The sweeping financial reform included measures to prevent nondomiciliary states from having any role in solvency regulation, which reinsurers had wanted for more than two years.
Despite the win, the industry failed to gain a federal regulator, which it had hoped it would get in the wake of speculation last year from lawmakers that reinsurance and municipal bond insurance could break free of the burdens of 50-state oversight.
Reinsurers based outside the United States also enjoyed some success in relaxing collateral requirements on a state-by-state basis. Any national solution, however, to the relaxation of collateral requirements seems far off.
The establishment of a Federal Office of Insurance gave Lloyd's North American general counsel Sean McGovern some hope that the purported power of a federal insurance office to enter into international agreements might mean that such pacts could include collateral reduction.
That may, however, prove wishful thinking, considering the Dodd-Frank bill incorporated the weaker of the two Federal Insurance Office proposals in terms of state pre-emption authority.
The domestic reinsurance industry also opposed a number of federal efforts to play a stronger role in catastrophe insurance, and it was a proposed federal guarantee of state pre-and post-event bonds that raised the hackles of the Reinsurance Association of America.
RAA President Frank Nutter, in a letter to House Financial Services Chairman Barney Frank, D-Mass., said the bill would reward state-sponsored insurance programs that fail to collect enough premium to cover the risk.
A Congressional Budget Office report has slammed the federal guarantee by U.S. Rep. Ron Klein, D-Fla., as a "beach house bailout" that could cost taxpayers up to $2 billion a year, according to one estimate.
Segments of the insurance community have moved against a separate bill proposed by U.S. Rep. Richard Neal D-Mass., which would disallow deductions by primary companies of reinsurance from offshore insurers that are not subject to U.S. taxation.

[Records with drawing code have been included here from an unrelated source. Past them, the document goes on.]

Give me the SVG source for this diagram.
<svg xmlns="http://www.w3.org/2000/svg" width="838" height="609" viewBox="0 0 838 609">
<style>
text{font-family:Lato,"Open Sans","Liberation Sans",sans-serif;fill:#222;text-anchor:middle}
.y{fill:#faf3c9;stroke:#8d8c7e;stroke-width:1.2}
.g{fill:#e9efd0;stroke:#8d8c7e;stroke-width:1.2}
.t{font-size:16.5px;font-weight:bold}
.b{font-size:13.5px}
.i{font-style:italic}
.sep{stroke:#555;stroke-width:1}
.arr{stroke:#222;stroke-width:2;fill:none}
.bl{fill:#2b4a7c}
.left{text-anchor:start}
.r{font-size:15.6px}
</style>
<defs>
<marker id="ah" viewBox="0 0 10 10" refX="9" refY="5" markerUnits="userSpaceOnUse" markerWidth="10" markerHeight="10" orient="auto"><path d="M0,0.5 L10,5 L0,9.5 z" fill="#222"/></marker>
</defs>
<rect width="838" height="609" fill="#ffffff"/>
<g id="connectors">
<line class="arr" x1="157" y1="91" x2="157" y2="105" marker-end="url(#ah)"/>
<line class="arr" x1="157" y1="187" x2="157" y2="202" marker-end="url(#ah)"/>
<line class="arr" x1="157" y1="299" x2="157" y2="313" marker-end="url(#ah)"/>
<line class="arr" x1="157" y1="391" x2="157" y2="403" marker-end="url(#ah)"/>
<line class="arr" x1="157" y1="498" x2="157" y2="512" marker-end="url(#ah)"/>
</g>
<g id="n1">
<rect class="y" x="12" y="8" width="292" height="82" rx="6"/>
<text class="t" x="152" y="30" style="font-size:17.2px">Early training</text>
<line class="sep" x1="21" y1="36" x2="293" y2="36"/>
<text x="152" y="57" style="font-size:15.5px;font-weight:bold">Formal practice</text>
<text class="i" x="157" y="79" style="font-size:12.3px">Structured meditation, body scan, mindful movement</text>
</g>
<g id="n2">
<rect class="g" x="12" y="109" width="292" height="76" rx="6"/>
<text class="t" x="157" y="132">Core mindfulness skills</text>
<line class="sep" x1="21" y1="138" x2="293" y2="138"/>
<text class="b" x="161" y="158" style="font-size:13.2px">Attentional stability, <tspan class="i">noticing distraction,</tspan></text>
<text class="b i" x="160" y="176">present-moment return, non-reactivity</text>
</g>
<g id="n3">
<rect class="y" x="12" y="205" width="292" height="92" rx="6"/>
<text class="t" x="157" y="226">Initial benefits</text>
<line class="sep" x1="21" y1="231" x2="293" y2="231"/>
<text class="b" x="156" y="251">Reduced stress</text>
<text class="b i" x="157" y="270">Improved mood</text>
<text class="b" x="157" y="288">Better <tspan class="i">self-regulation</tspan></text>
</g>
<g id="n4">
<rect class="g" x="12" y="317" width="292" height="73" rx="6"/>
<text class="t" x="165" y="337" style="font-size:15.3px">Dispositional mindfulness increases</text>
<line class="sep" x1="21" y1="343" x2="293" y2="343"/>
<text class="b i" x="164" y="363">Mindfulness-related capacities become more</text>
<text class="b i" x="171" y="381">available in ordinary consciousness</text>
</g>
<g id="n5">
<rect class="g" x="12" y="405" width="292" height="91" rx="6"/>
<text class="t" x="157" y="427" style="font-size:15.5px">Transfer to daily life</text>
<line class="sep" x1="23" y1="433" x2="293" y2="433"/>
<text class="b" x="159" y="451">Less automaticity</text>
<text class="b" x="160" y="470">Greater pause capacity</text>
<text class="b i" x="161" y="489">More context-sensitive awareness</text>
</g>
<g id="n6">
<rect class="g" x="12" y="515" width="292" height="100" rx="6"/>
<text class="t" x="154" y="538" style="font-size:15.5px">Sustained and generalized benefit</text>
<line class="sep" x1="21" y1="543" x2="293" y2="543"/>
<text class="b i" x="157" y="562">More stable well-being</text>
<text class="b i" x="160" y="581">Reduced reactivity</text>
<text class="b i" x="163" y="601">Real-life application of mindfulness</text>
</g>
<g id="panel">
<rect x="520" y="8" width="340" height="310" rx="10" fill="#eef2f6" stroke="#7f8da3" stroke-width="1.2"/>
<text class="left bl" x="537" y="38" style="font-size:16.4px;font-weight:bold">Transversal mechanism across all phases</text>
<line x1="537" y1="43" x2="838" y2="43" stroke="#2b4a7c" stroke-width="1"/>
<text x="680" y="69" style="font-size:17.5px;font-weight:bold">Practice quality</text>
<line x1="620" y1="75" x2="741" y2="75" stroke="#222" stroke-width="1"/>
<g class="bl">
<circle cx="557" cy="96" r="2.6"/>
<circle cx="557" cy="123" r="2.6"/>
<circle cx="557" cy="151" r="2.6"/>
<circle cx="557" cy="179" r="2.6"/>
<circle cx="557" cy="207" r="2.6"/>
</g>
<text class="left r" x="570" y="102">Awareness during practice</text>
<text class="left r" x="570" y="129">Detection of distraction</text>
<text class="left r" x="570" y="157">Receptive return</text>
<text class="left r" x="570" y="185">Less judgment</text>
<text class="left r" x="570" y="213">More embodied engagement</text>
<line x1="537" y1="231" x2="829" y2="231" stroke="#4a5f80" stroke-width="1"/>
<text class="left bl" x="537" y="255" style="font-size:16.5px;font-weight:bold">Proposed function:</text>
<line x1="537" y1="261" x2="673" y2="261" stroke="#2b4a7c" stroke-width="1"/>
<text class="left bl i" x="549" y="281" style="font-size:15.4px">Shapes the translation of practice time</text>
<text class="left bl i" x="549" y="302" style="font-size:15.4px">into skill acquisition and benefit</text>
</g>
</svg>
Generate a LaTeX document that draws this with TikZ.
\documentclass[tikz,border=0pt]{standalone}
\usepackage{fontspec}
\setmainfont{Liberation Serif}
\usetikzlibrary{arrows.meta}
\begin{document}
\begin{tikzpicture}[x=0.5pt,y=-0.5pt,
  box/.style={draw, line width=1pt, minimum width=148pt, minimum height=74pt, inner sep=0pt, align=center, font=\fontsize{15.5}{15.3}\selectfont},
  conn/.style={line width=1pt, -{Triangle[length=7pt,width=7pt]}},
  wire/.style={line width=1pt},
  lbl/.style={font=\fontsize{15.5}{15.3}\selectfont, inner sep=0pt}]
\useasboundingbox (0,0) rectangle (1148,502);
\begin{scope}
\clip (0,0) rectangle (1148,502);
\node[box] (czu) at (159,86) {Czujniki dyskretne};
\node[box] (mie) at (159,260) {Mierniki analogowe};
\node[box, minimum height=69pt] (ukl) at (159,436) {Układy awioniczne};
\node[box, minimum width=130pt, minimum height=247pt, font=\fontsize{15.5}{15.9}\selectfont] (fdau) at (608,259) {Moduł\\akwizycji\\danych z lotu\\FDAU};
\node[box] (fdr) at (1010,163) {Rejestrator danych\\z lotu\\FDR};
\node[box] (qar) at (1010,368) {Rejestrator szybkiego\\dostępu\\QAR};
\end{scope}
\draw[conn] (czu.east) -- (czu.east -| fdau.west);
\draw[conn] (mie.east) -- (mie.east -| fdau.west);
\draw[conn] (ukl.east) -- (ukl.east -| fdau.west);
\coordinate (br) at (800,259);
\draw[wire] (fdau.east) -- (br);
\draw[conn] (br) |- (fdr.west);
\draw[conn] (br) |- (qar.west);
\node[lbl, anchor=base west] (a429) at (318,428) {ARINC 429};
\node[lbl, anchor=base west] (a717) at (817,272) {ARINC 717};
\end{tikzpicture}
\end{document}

Scott Clark, risk and benefits officer for the Miami-Dade County School and a member of the Risk and Insurance Management Society Inc., said the changes proposed by the bill represent another example of how poorly Washington understands the insurance industry.
"Advocates of the bill probably think they're helping out the insurance buyers by giving U.S. insurers an advantage," he said. "They're not. No one--not reinsurers, not insurers, not brokers, not commercial buyers, not personal lines buyers--will benefit here."